[Supplied entries start]
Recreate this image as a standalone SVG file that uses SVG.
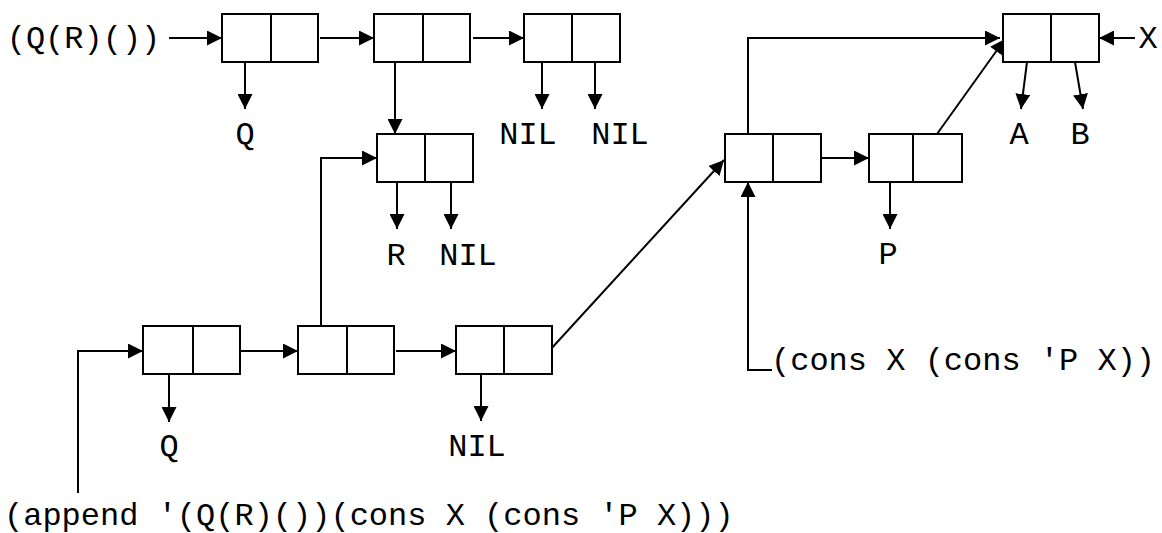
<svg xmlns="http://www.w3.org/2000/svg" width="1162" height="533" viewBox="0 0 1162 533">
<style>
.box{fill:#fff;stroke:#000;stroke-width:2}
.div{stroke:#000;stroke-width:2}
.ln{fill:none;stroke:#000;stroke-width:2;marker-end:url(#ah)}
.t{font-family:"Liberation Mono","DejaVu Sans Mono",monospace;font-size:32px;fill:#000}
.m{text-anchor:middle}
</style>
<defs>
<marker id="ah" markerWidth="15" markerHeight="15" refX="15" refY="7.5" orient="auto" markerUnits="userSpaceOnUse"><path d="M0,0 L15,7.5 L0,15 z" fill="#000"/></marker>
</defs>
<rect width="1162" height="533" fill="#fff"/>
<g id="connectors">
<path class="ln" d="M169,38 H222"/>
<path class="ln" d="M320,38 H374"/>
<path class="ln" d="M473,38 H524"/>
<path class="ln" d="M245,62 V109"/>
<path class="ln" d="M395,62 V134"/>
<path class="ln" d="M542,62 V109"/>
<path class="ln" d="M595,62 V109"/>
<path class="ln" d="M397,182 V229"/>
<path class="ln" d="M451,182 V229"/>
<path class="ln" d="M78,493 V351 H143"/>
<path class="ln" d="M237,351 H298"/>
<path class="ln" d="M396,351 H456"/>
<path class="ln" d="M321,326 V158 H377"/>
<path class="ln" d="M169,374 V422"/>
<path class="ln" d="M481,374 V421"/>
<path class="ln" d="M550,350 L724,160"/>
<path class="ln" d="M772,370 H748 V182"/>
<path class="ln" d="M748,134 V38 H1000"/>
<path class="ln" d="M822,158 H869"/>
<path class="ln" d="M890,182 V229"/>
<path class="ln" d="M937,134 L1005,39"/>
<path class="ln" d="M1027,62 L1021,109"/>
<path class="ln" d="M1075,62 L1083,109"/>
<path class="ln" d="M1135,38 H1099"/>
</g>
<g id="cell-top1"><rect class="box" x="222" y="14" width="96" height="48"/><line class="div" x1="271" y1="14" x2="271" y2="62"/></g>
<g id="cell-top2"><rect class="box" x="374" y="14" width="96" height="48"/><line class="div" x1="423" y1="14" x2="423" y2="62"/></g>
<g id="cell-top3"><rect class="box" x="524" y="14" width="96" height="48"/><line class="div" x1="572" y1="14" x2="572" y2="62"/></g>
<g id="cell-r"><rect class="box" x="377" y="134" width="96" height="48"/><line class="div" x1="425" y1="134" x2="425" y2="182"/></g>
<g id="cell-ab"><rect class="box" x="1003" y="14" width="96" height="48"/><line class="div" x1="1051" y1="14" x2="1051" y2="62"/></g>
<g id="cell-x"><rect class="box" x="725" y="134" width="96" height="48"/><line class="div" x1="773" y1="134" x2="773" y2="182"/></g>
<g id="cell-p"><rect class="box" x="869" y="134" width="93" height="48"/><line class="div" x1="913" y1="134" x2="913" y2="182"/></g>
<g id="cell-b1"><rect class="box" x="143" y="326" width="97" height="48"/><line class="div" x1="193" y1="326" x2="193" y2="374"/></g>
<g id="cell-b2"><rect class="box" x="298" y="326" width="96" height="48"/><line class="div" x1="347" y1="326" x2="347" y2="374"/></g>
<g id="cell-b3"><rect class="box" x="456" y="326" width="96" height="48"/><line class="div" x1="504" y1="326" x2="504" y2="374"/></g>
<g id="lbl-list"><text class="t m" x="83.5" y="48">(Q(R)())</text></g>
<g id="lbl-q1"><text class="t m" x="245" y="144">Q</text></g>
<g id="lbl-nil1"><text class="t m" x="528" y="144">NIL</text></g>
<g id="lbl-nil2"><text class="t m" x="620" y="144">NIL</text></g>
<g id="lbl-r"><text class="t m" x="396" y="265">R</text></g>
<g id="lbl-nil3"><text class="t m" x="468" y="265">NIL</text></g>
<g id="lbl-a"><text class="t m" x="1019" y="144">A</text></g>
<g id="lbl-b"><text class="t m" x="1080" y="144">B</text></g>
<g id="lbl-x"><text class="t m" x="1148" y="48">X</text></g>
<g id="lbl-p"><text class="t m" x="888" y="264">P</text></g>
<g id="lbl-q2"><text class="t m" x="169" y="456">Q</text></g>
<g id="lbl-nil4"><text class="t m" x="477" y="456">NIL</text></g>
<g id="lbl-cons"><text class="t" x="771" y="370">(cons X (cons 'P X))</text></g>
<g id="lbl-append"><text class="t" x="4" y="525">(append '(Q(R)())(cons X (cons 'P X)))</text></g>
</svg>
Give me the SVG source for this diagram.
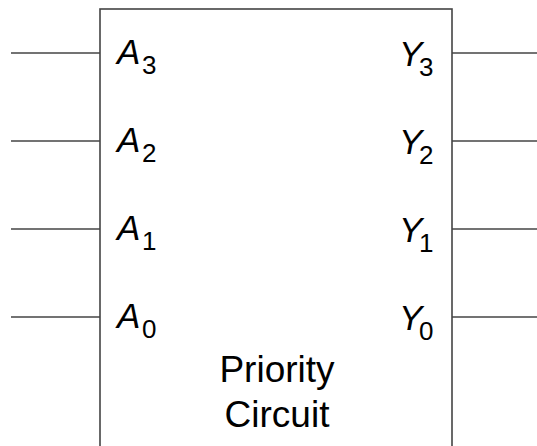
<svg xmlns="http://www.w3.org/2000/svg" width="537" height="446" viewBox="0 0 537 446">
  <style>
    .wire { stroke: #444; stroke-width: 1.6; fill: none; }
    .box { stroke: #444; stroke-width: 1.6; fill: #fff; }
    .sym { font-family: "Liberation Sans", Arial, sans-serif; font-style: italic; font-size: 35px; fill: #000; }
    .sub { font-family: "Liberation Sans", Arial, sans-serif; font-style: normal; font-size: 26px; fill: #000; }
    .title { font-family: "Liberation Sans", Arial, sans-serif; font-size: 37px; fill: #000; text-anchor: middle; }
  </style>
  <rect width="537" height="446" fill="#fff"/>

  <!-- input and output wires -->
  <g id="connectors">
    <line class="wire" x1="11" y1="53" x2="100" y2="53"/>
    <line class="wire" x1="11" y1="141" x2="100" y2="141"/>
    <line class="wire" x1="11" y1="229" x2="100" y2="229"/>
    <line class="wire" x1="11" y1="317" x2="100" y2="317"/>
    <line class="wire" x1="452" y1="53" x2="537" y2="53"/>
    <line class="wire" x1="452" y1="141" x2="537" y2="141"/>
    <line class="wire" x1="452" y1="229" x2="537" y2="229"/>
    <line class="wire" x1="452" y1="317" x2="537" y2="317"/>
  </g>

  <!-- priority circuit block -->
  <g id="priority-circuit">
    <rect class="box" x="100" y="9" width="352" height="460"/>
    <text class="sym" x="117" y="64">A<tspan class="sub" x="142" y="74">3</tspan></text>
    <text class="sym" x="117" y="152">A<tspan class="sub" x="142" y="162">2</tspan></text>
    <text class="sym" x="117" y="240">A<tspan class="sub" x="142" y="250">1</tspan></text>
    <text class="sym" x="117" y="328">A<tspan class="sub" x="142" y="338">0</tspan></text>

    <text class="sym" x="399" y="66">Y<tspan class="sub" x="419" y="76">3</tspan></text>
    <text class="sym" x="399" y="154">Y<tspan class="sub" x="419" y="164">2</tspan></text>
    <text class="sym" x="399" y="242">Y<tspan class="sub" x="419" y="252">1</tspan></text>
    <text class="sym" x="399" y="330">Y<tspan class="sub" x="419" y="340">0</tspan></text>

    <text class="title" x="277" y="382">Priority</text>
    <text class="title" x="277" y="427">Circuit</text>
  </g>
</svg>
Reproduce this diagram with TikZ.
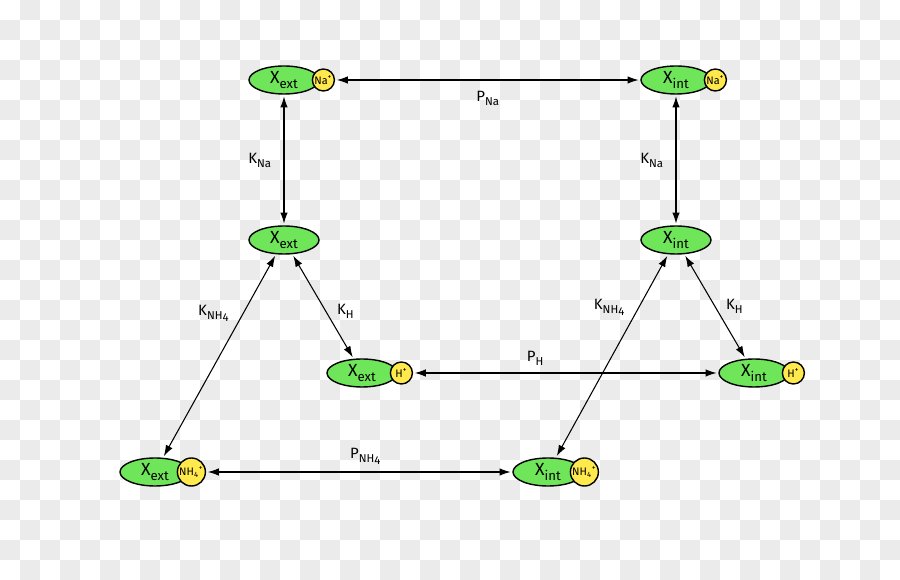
[Supplied entries end]
▸ **Set problem**
Reproduce the listing word for word and omit its pictures.

▸ **Result**
Recreate this image as a standalone SVG file that uses SVG.
<svg xmlns="http://www.w3.org/2000/svg" width="1162" height="533" viewBox="0 0 1162 533">
<style>
.box{fill:#fff;stroke:#000;stroke-width:2}
.div{stroke:#000;stroke-width:2}
.ln{fill:none;stroke:#000;stroke-width:2;marker-end:url(#ah)}
.t{font-family:"Liberation Mono","DejaVu Sans Mono",monospace;font-size:32px;fill:#000}
.m{text-anchor:middle}
</style>
<defs>
<marker id="ah" markerWidth="15" markerHeight="15" refX="15" refY="7.5" orient="auto" markerUnits="userSpaceOnUse"><path d="M0,0 L15,7.5 L0,15 z" fill="#000"/></marker>
</defs>
<rect width="1162" height="533" fill="#fff"/>
<g id="connectors">
<path class="ln" d="M169,38 H222"/>
<path class="ln" d="M320,38 H374"/>
<path class="ln" d="M473,38 H524"/>
<path class="ln" d="M245,62 V109"/>
<path class="ln" d="M395,62 V134"/>
<path class="ln" d="M542,62 V109"/>
<path class="ln" d="M595,62 V109"/>
<path class="ln" d="M397,182 V229"/>
<path class="ln" d="M451,182 V229"/>
<path class="ln" d="M78,493 V351 H143"/>
<path class="ln" d="M237,351 H298"/>
<path class="ln" d="M396,351 H456"/>
<path class="ln" d="M321,326 V158 H377"/>
<path class="ln" d="M169,374 V422"/>
<path class="ln" d="M481,374 V421"/>
<path class="ln" d="M550,350 L724,160"/>
<path class="ln" d="M772,370 H748 V182"/>
<path class="ln" d="M748,134 V38 H1000"/>
<path class="ln" d="M822,158 H869"/>
<path class="ln" d="M890,182 V229"/>
<path class="ln" d="M937,134 L1005,39"/>
<path class="ln" d="M1027,62 L1021,109"/>
<path class="ln" d="M1075,62 L1083,109"/>
<path class="ln" d="M1135,38 H1099"/>
</g>
<g id="cell-top1"><rect class="box" x="222" y="14" width="96" height="48"/><line class="div" x1="271" y1="14" x2="271" y2="62"/></g>
<g id="cell-top2"><rect class="box" x="374" y="14" width="96" height="48"/><line class="div" x1="423" y1="14" x2="423" y2="62"/></g>
<g id="cell-top3"><rect class="box" x="524" y="14" width="96" height="48"/><line class="div" x1="572" y1="14" x2="572" y2="62"/></g>
<g id="cell-r"><rect class="box" x="377" y="134" width="96" height="48"/><line class="div" x1="425" y1="134" x2="425" y2="182"/></g>
<g id="cell-ab"><rect class="box" x="1003" y="14" width="96" height="48"/><line class="div" x1="1051" y1="14" x2="1051" y2="62"/></g>
<g id="cell-x"><rect class="box" x="725" y="134" width="96" height="48"/><line class="div" x1="773" y1="134" x2="773" y2="182"/></g>
<g id="cell-p"><rect class="box" x="869" y="134" width="93" height="48"/><line class="div" x1="913" y1="134" x2="913" y2="182"/></g>
<g id="cell-b1"><rect class="box" x="143" y="326" width="97" height="48"/><line class="div" x1="193" y1="326" x2="193" y2="374"/></g>
<g id="cell-b2"><rect class="box" x="298" y="326" width="96" height="48"/><line class="div" x1="347" y1="326" x2="347" y2="374"/></g>
<g id="cell-b3"><rect class="box" x="456" y="326" width="96" height="48"/><line class="div" x1="504" y1="326" x2="504" y2="374"/></g>
<g id="lbl-list"><text class="t m" x="83.5" y="48">(Q(R)())</text></g>
<g id="lbl-q1"><text class="t m" x="245" y="144">Q</text></g>
<g id="lbl-nil1"><text class="t m" x="528" y="144">NIL</text></g>
<g id="lbl-nil2"><text class="t m" x="620" y="144">NIL</text></g>
<g id="lbl-r"><text class="t m" x="396" y="265">R</text></g>
<g id="lbl-nil3"><text class="t m" x="468" y="265">NIL</text></g>
<g id="lbl-a"><text class="t m" x="1019" y="144">A</text></g>
<g id="lbl-b"><text class="t m" x="1080" y="144">B</text></g>
<g id="lbl-x"><text class="t m" x="1148" y="48">X</text></g>
<g id="lbl-p"><text class="t m" x="888" y="264">P</text></g>
<g id="lbl-q2"><text class="t m" x="169" y="456">Q</text></g>
<g id="lbl-nil4"><text class="t m" x="477" y="456">NIL</text></g>
<g id="lbl-cons"><text class="t" x="771" y="370">(cons X (cons 'P X))</text></g>
<g id="lbl-append"><text class="t" x="4" y="525">(append '(Q(R)())(cons X (cons 'P X)))</text></g>
</svg>
Give me the SVG source for this diagram.
<svg xmlns="http://www.w3.org/2000/svg" width="537" height="446" viewBox="0 0 537 446">
  <style>
    .wire { stroke: #444; stroke-width: 1.6; fill: none; }
    .box { stroke: #444; stroke-width: 1.6; fill: #fff; }
    .sym { font-family: "Liberation Sans", Arial, sans-serif; font-style: italic; font-size: 35px; fill: #000; }
    .sub { font-family: "Liberation Sans", Arial, sans-serif; font-style: normal; font-size: 26px; fill: #000; }
    .title { font-family: "Liberation Sans", Arial, sans-serif; font-size: 37px; fill: #000; text-anchor: middle; }
  </style>
  <rect width="537" height="446" fill="#fff"/>

  <!-- input and output wires -->
  <g id="connectors">
    <line class="wire" x1="11" y1="53" x2="100" y2="53"/>
    <line class="wire" x1="11" y1="141" x2="100" y2="141"/>
    <line class="wire" x1="11" y1="229" x2="100" y2="229"/>
    <line class="wire" x1="11" y1="317" x2="100" y2="317"/>
    <line class="wire" x1="452" y1="53" x2="537" y2="53"/>
    <line class="wire" x1="452" y1="141" x2="537" y2="141"/>
    <line class="wire" x1="452" y1="229" x2="537" y2="229"/>
    <line class="wire" x1="452" y1="317" x2="537" y2="317"/>
  </g>

  <!-- priority circuit block -->
  <g id="priority-circuit">
    <rect class="box" x="100" y="9" width="352" height="460"/>
    <text class="sym" x="117" y="64">A<tspan class="sub" x="142" y="74">3</tspan></text>
    <text class="sym" x="117" y="152">A<tspan class="sub" x="142" y="162">2</tspan></text>
    <text class="sym" x="117" y="240">A<tspan class="sub" x="142" y="250">1</tspan></text>
    <text class="sym" x="117" y="328">A<tspan class="sub" x="142" y="338">0</tspan></text>

    <text class="sym" x="399" y="66">Y<tspan class="sub" x="419" y="76">3</tspan></text>
    <text class="sym" x="399" y="154">Y<tspan class="sub" x="419" y="164">2</tspan></text>
    <text class="sym" x="399" y="242">Y<tspan class="sub" x="419" y="252">1</tspan></text>
    <text class="sym" x="399" y="330">Y<tspan class="sub" x="419" y="340">0</tspan></text>

    <text class="title" x="277" y="382">Priority</text>
    <text class="title" x="277" y="427">Circuit</text>
  </g>
</svg>
Reproduce this diagram with TikZ.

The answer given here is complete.